GUPTA: Joaquin, no question, but three girls -- and I have three girls, so I kind of know what you mean by this. Tell me about that moment when you decided to do this. Did you talk to them about it? What did you tell them?

BRIGNONI: I didn't really talk to them about it, but I had been noticing my habits, my eating habits weren't really anything that I felt was setting a good example for them. I was drinking a lot of soda with every meal.

So I was noticing that my kids although we were teaching them to have good habits, healthy habits. I was noticing that they were really watching what I was doing. My 6-year-old would ask me, why do you drink so much soda, Dad? And that's kind of what - kind of hit me.

GUPTA: What are their ages?

BRIGNONI: 6, 5, 1.

GUPTA: Let me tell you real quick, but your kids will watch you do this as well. And at some point you will feel guilty about the time it takes to train, but keep in mind your kids are watching this and it's going to be a good example for them. Nina, 58 is the new 28.

LOVEL: That's right. It really is.

GUPTA: I love it.

LOVEL: We're living longer and we may as well be as healthy as we can be.

GUPTA: Obviously, you can get a sense of your attitude and optimism and your attitude toward age specifically, but what inspired this?

LOVEL: Well, I just started running last summer. I had a friend who inspired me because she had never moved a muscle before and she started running. I just felt so much better. I just felt great.

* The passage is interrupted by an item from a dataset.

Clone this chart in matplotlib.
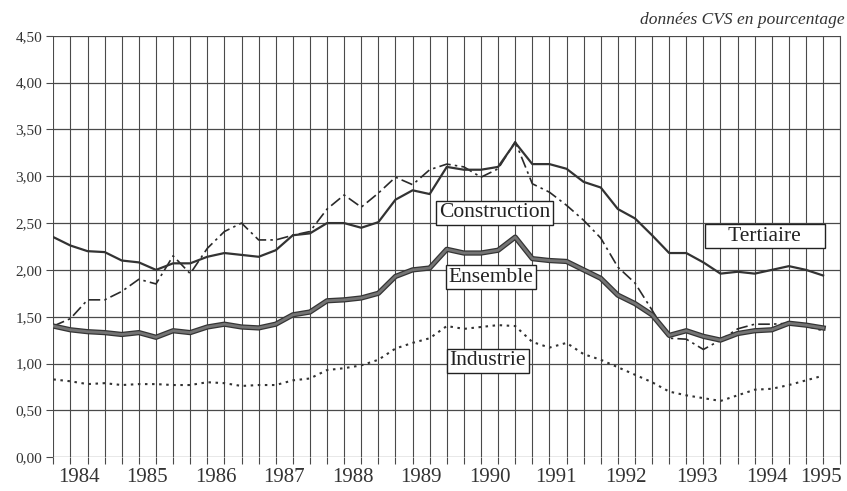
import numpy as np
import matplotlib.pyplot as plt
import matplotlib.patheffects as pe

# quarterly series, 1984 Q1 .. 1995 Q2 (46 points)
tertiaire = [2.35, 2.26, 2.20, 2.19, 2.10, 2.08, 2.00, 2.07, 2.07, 2.14,
             2.18, 2.16, 2.14, 2.21, 2.37, 2.39, 2.50, 2.50, 2.45, 2.51,
             2.75, 2.85, 2.81, 3.10, 3.07, 3.07, 3.10, 3.36, 3.13, 3.13,
             3.08, 2.94, 2.88, 2.65, 2.55, 2.37, 2.18, 2.18, 2.08, 1.96,
             1.98, 1.96, 2.00, 2.04, 2.00, 1.94]
construction = [1.40, 1.48, 1.68, 1.68, 1.77, 1.90, 1.85, 2.15, 1.96, 2.23,
                2.41, 2.50, 2.32, 2.32, 2.37, 2.41, 2.65, 2.80, 2.67, 2.82,
                2.99, 2.91, 3.07, 3.13, 3.10, 2.99, 3.08, 3.37, 2.92, 2.83,
                2.69, 2.53, 2.34, 2.03, 1.86, 1.57, 1.27, 1.26, 1.15, 1.25,
                1.37, 1.42, 1.42, 1.43, 1.40, 1.35]
ensemble = [1.40, 1.36, 1.34, 1.33, 1.31, 1.33, 1.28, 1.35, 1.33, 1.39,
            1.42, 1.39, 1.38, 1.42, 1.52, 1.55, 1.67, 1.68, 1.70, 1.75,
            1.93, 2.00, 2.02, 2.22, 2.18, 2.18, 2.21, 2.35, 2.12, 2.10,
            2.09, 2.00, 1.91, 1.73, 1.64, 1.52, 1.30, 1.35, 1.29, 1.25,
            1.32, 1.35, 1.36, 1.43, 1.41, 1.38]
industrie = [0.83, 0.81, 0.78, 0.79, 0.77, 0.78, 0.78, 0.77, 0.77, 0.80,
             0.79, 0.76, 0.77, 0.77, 0.82, 0.84, 0.93, 0.95, 0.98, 1.04,
             1.16, 1.22, 1.27, 1.40, 1.37, 1.39, 1.41, 1.40, 1.23, 1.17,
             1.22, 1.10, 1.04, 0.96, 0.88, 0.80, 0.70, 0.66, 0.63, 0.60,
             0.66, 0.72, 0.73, 0.77, 0.82, 0.87]

years = ['1984', '1985', '1986', '1987', '1988', '1989', '1990', '1991',
         '1992', '1993', '1994', '1995']
year_pos = [1.5, 5.5, 9.5, 13.5, 17.5, 21.5, 25.5, 29.4, 33.5, 37.6, 41.7, 44.9]
y_ticks = np.arange(0, 4.51, 0.5)

plt.rcParams['font.family'] = ['Liberation Serif', 'DejaVu Serif']

fig = plt.figure(figsize=(8.47, 4.91), dpi=100)
ax = fig.add_axes([0.063, 0.069, 0.929, 0.858])

x = np.arange(len(tertiaire))
grid_c = '#4a4a4a'

ax.plot(x, industrie, color='#333333', lw=1.5, ls=(0, (1.2, 2.2)), zorder=3)
ax.plot(x, construction, color='#2a2a2a', lw=1.2, ls=(0, (7, 2.5, 1.5, 2.5)), zorder=3)
ax.plot(x, tertiaire, color='#333333', lw=1.6, zorder=4)
ax.plot(x, ensemble, color='#747474', lw=2.0, zorder=5,
        path_effects=[pe.Stroke(linewidth=3.8, foreground='#353535'), pe.Normal()])

ax.set_xlim(0, 46)
ax.set_ylim(0, 4.5)
ax.set_xticks(np.arange(0, 47), minor=True)
ax.set_xticks(year_pos, years)
ax.tick_params(axis='x', which='major', length=0, pad=8, labelsize=15, labelcolor='#333333')
ax.tick_params(axis='x', which='minor', length=5, width=0.8, color=grid_c, direction='out')
ax.set_yticks(y_ticks, [f'{v:.2f}'.replace('.', ',') for v in y_ticks])
ax.tick_params(axis='y', length=5, width=0.8, color=grid_c, labelsize=11, labelcolor='#333333', pad=3)

for xv in range(47):
    ax.axvline(xv, color=grid_c, lw=0.8, zorder=1)
for yv in y_ticks:
    ax.axhline(yv, color=grid_c, lw=0.9, zorder=1)

for side in ['top', 'left', 'bottom']:
    ax.spines[side].set_visible(False)
ax.spines['right'].set_color(grid_c)
ax.spines['right'].set_linewidth(0.8)

box = dict(boxstyle='square,pad=0.12', fc='white', ec='#222222', lw=1.0)
for txt, xp, yp in [('Construction', 25.8, 2.61), ('Ensemble', 25.6, 1.92),
                    ('Industrie', 25.4, 1.03), ('    Tertiaire    ', 41.6, 2.36)]:
    ax.text(xp, yp, txt, ha='center', va='center', fontsize=15.5, color='#222222',
            bbox=box, zorder=6)

fig.text(0.997, 0.96, 'données CVS en pourcentage', ha='right', va='center',
         fontsize=12.5, style='italic', color='#333333')

fig.savefig('out.png', dpi=100)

Then we had a speaker at rotary one day. He does iron man triathlons and he showed us a video. I left there thinking I might like to do a triathlon. I don't what came over me and then it wasn't a week before I found the contest.

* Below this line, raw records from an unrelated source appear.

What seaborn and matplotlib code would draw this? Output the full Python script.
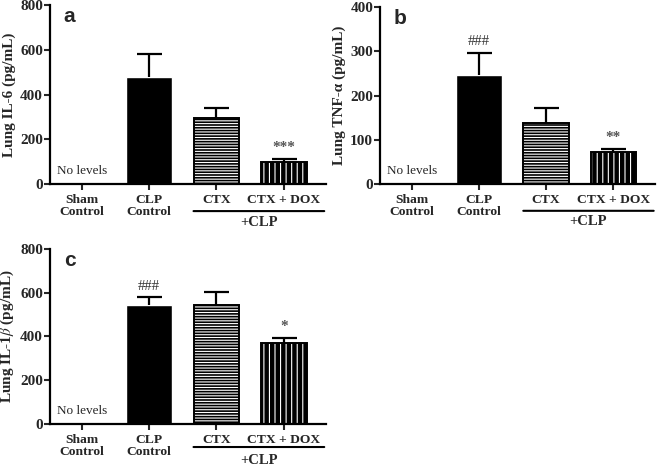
import matplotlib
matplotlib.use("Agg")
import matplotlib.pyplot as plt
from matplotlib.patches import Rectangle
import seaborn as sns
import pandas as pd

groups = ["Sham\nControl", "CLP\nControl", "CTX", "CTX + DOX"]
il6_mean = [0, 480, 295, 98]
il6_err = [0, 100, 45, 15]
tnf_mean = [0, 247, 138, 73]
tnf_err = [0, 50, 34, 7]
il1b_mean = [0, 543, 543, 368]
il1b_err = [0, 37, 62, 27]

sns.set_style("ticks")
plt.rcParams['font.family'] = ['Liberation Serif', 'DejaVu Serif']
plt.rcParams['mathtext.fontset'] = 'stix'
plt.rcParams['hatch.linewidth'] = 0.8


def draw_panel(ax, mean, err, ylabel, ymax, step, letter, mark_clp, mark_dox,
               line_y, text_y):
    df = pd.DataFrame({'group': groups, 'value': mean})
    sns.barplot(data=df, x='group', y='value', color='black', errorbar=None,
                width=0.68, ax=ax, saturation=1)
    bars = list(ax.patches)
    for bar, hatch in [(bars[2], '------'), (bars[3], '|||')]:
        bar.set_edgecolor('white')
        bar.set_hatch(hatch)
        bar.set_linewidth(0)
        # black outline around hatched bar
        ax.add_patch(Rectangle(bar.get_xy(), bar.get_width(), bar.get_height(),
                               fill=False, ec='black', lw=1.4, zorder=bar.zorder + 0.1))
    _, caps, _ = ax.errorbar([1, 2, 3], mean[1:], yerr=[[0, 0, 0], err[1:]],
                             fmt='none', ecolor='black', elinewidth=1.6,
                             capsize=9, capthick=1.6)
    # keep only the upper caps
    caps[0].remove()
    ax.set_xlim(-0.47, 3.62)
    ax.set_ylim(0, ymax)
    ax.set_yticks(range(0, ymax + 1, step))
    ax.set_xlabel('')
    ax.set_ylabel(ylabel, fontsize=11, fontweight='bold', labelpad=3)
    ax.tick_params(axis='y', labelsize=11, width=1.5, length=4, pad=1)
    ax.tick_params(axis='x', labelsize=9.7, width=1.5, length=4, pad=3)
    for t in ax.get_xticklabels():
        t.set_fontweight('bold')
        t.set_linespacing(1.0)
    for t in ax.get_yticklabels():
        t.set_fontweight('bold')
    sns.despine(ax=ax)
    for s in ['left', 'bottom']:
        ax.spines[s].set_linewidth(1.6)
        ax.spines[s].set_color('black')
    ax.text(0, ymax * 0.04, 'No levels', ha='center', va='bottom', fontsize=9.5)
    ax.text(0.05, 0.99, letter, transform=ax.transAxes, ha='left', va='top',
            fontsize=15, fontweight='bold', family='Liberation Sans')
    if mark_clp:
        ax.text(1, mean[1] + err[1] + ymax * 0.025, mark_clp, ha='center',
                va='bottom', fontsize=10.5, color='#333333')
    if mark_dox:
        ax.text(3, mean[3] + err[3] + ymax * 0.025, mark_dox, ha='center',
                va='bottom', fontsize=11, color='#555555', fontweight='bold')
    # +CLP bracket under the two treated groups
    ax.annotate('', xy=(1.66, line_y), xytext=(3.6, line_y),
                xycoords=('data', 'axes fraction'),
                arrowprops=dict(arrowstyle='-', lw=1.5, color='black',
                                shrinkA=0, shrinkB=0))
    ax.text(2.63, text_y, '+CLP', transform=ax.get_xaxis_transform(),
            ha='center', va='center', fontsize=10.5, fontweight='bold')


fig = plt.figure(figsize=(6.61, 4.66), dpi=100)
ax_a = fig.add_axes([0.0756, 0.605, 0.417, 0.384])
ax_b = fig.add_axes([0.575, 0.605, 0.416, 0.380])
ax_c = fig.add_axes([0.0756, 0.090, 0.417, 0.376])

draw_panel(ax_a, il6_mean, il6_err, 'Lung IL-6 (pg/mL)', 800, 200, 'a', None,
           '***', -0.151, -0.212)
draw_panel(ax_b, tnf_mean, tnf_err, 'Lung TNF-α (pg/mL)', 400, 100, 'b', '###',
           '**', -0.151, -0.212)
draw_panel(ax_c, il1b_mean, il1b_err, r'Lung IL-1$\beta$ (pg/mL)', 800, 200, 'c',
           '###', '*', -0.131, -0.206)

fig.savefig('out.png', dpi=100)
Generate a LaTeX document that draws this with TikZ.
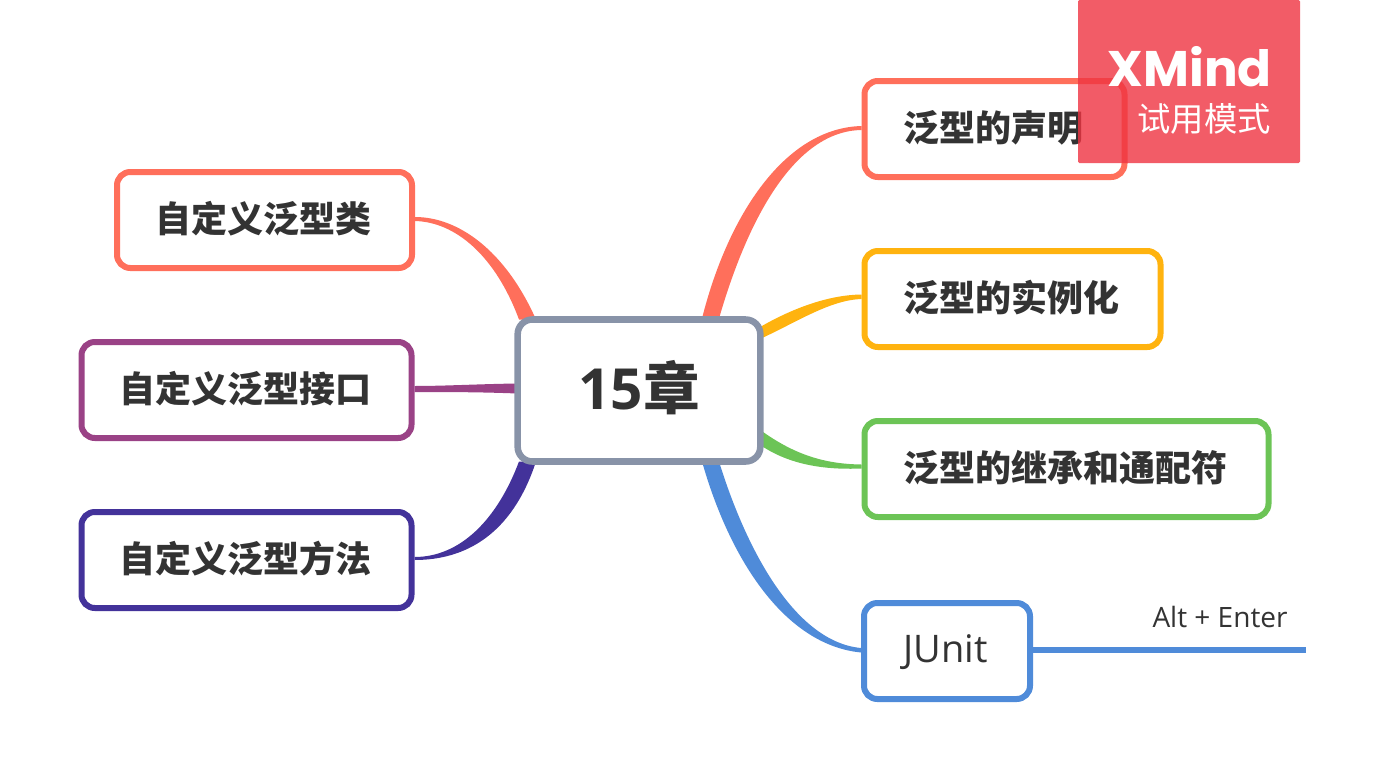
\documentclass[tikz,border=0pt]{standalone}
\usepackage{fontspec}
\usepackage{xcolor}
\usepackage{tikz}
\usetikzlibrary{calc,backgrounds}
\setmainfont{Open Sans}
\newfontfamily\cjk{Noto Sans CJK SC}
\newfontfamily\markfont{Poppins}
\definecolor{inktext}{HTML}{333333}
\definecolor{rootline}{HTML}{8893A8}
\definecolor{coral}{HTML}{FF6F5B}
\definecolor{amber}{HTML}{FFB30F}
\definecolor{grass}{HTML}{6CC456}
\definecolor{sky}{HTML}{4F8BD9}
\definecolor{plum}{HTML}{9A4286}
\definecolor{indigo}{HTML}{43329A}
\definecolor{markred}{RGB}{239,51,65}

\begin{document}
\begin{tikzpicture}[
    x=0.75pt, y=-0.75pt,
    rootbox/.style={rectangle, draw=rootline, fill=white, line width=4.9pt, rounded corners=11pt, minimum width=182pt, minimum height=106.5pt, inner sep=0pt, text=inktext, text height=36pt, text depth=7pt, font=\fontsize{42.5}{50}\selectfont\bfseries},
    topic/.style={rectangle, fill=white, line width=4.5pt, rounded corners=10pt, minimum height=72pt, inner sep=0pt, text=inktext, text height=23pt, text depth=4.6pt, execute at end node={\kern 2.25pt}, font=\fontsize{27}{32}\selectfont\cjk\bfseries},
]
    \useasboundingbox (0,0) rectangle (1384,778);

    \node[rootbox] (root) at (639,390.5) {15{\cjk 章}};

    \node[topic, draw=coral, minimum width=221.25pt] (custclass) at (264.5,220) {自定义泛型类};
    \node[topic, draw=plum, minimum width=247.5pt] (custiface) at (246.5,390) {自定义泛型接口};
    \node[topic, draw=indigo, minimum width=247.5pt] (custmethod) at (246.5,560) {自定义泛型方法};

    \node[topic, draw=coral, minimum width=195pt] (declare) at (994.5,129) {泛型的声明};
    \node[topic, draw=amber, minimum width=222pt] (instance) at (1012.5,299) {泛型的实例化};
    \node[topic, draw=grass, minimum width=303pt] (wildcard) at (1066.5,469) {泛型的继承和通配符};
    \node[topic, draw=sky, minimum width=124.5pt, text height=24pt, text depth=6.2pt, font=\fontsize{28.5}{34}\selectfont] (junit) at (947,651) {JUnit};

    \coordinate (tailend) at (1306,650);
    \node[text=inktext, font=\fontsize{21}{25}\selectfont, anchor=base] (altenter) at (1220,627) {Alt + Enter};

    \begin{scope}[on background layer]
        \fill[coral] ($(root.center)+(63,-72)$) .. controls (728,215) and (785,128) .. ($(declare.west)+(0,-3)$) -- ($(declare.west)+(0,1)$) .. controls (795,131) and (748,218) .. ($(root.center)+(80,-72)$) -- cycle;
        \fill[amber] ($(root.center)+(122,-64)$) .. controls (788,311) and (825,295) .. ($(instance.west)+(0,-4.5)$) -- ($(instance.west)+(0,0)$) .. controls (830,300) and (797,322) .. ($(root.center)+(122,-52)$) -- cycle;
        \fill[grass] ($(root.center)+(122,40)$) .. controls (795,455) and (825,464) .. ($(wildcard.west)+(0,-4.5)$) -- ($(wildcard.west)+(0,-0.5)$) .. controls (825,470) and (790,465) .. ($(root.center)+(122,55)$) -- cycle;
        \fill[sky] ($(root.center)+(63,71)$) .. controls (730,560) and (785,645) .. ($(junit.west)+(0,1.5)$) -- ($(junit.west)+(0,-3)$) .. controls (796,642) and (747,552) .. ($(root.center)+(80,71)$) -- cycle;
        \fill[coral] ($(root.center)+(-120,-71)$) .. controls (495,255) and (455,222) .. ($(custclass.east)+(0,1)$) -- ($(custclass.east)+(0,-3)$) .. controls (458,217) and (505,250) .. ($(root.center)+(-103,-71)$) -- cycle;
        \fill[plum] ($(root.center)+(-122,-7)$) .. controls (480,384) and (445,386) .. ($(custiface.east)+(0,-4)$) -- ($(custiface.east)+(0,2)$) .. controls (445,392) and (480,392) .. ($(root.center)+(-122,3)$) -- cycle;
        \fill[indigo] ($(root.center)+(-120,71)$) .. controls (497,520) and (460,557) .. ($(custmethod.east)+(0,-3)$) -- ($(custmethod.east)+(0,0)$) .. controls (465,560) and (512,535) .. ($(root.center)+(-103,71)$) -- cycle;
    \end{scope}
    \draw[sky, line width=4.5pt] (junit.east |- tailend) -- (tailend);

    % trial stamp
    \node[rectangle, fill=markred, fill opacity=0.8, rounded corners=1pt, minimum width=166.5pt, minimum height=122.25pt, inner sep=0pt] (stamp) at (1189,81.5) {};
    \node[text=white, inner sep=0pt, font=\fontsize{37.5}{44}\selectfont\markfont\bfseries, anchor=base east] (stampname) at (1272,86) {XMind};
    \node[text=white, inner sep=0pt, font=\fontsize{25}{30}\selectfont\cjk, anchor=base east] (stampmode) at (1271,131) {试用模式};
\end{tikzpicture}
\end{document}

GUPTA: And six months from now, how do you want to be different?

LOVEL: I want to be healthier than I am and I want feel even more energetic than I already do.

GUPTA: Good for you. Welcome. Kas, you know, one of the things that really struck us was you said when you're growing up in India and Malaysia, sports especially among girls was really not encouraged. You're going to do this. A lot of people will watch you as an Indian woman doing this. Besides for yourself, what other examples or messages are you trying to send?

SEERLA: Well, that sports and athletics can be a part of your life, hand in hand with academics. I have two girls myself. I want them to have a balanced education. I want them to see me and see that, you know, you can do sports and study and you can do both and be good at it.

GUPTA: What did they say when you told them you were doing this?

SEERLA: When I told them I was going to swim in the Hudson River, my daughter said, are you going to be swimming with fish?

GUPTA: Among other things.

SEERLA: She said, I want to swim, too.

GUPTA: That's sweet. Maybe we'll see her at the finish line.

SEERLA: Yes, yes. She said she wants to make a flag and wave it.

GUPTA: My mom did the same thing for me.

A lot of girls here, by the way, three girls, two girls, three girls. Congratulations to all of you. It will be an exciting six months. You will be transformed as I was.

And for those of you at home who want to join in, we encourage you to do so. Join with our training. We'll be posting workout, nutrition plans every week on our web site, Cnnhealth.com and all six tri-athletes and the coaches will be blogging. They will share videos of the journey every step of the way.

Thanks for watching. I'm Dr. Sanjay Gupta. More news on CNN starts right now.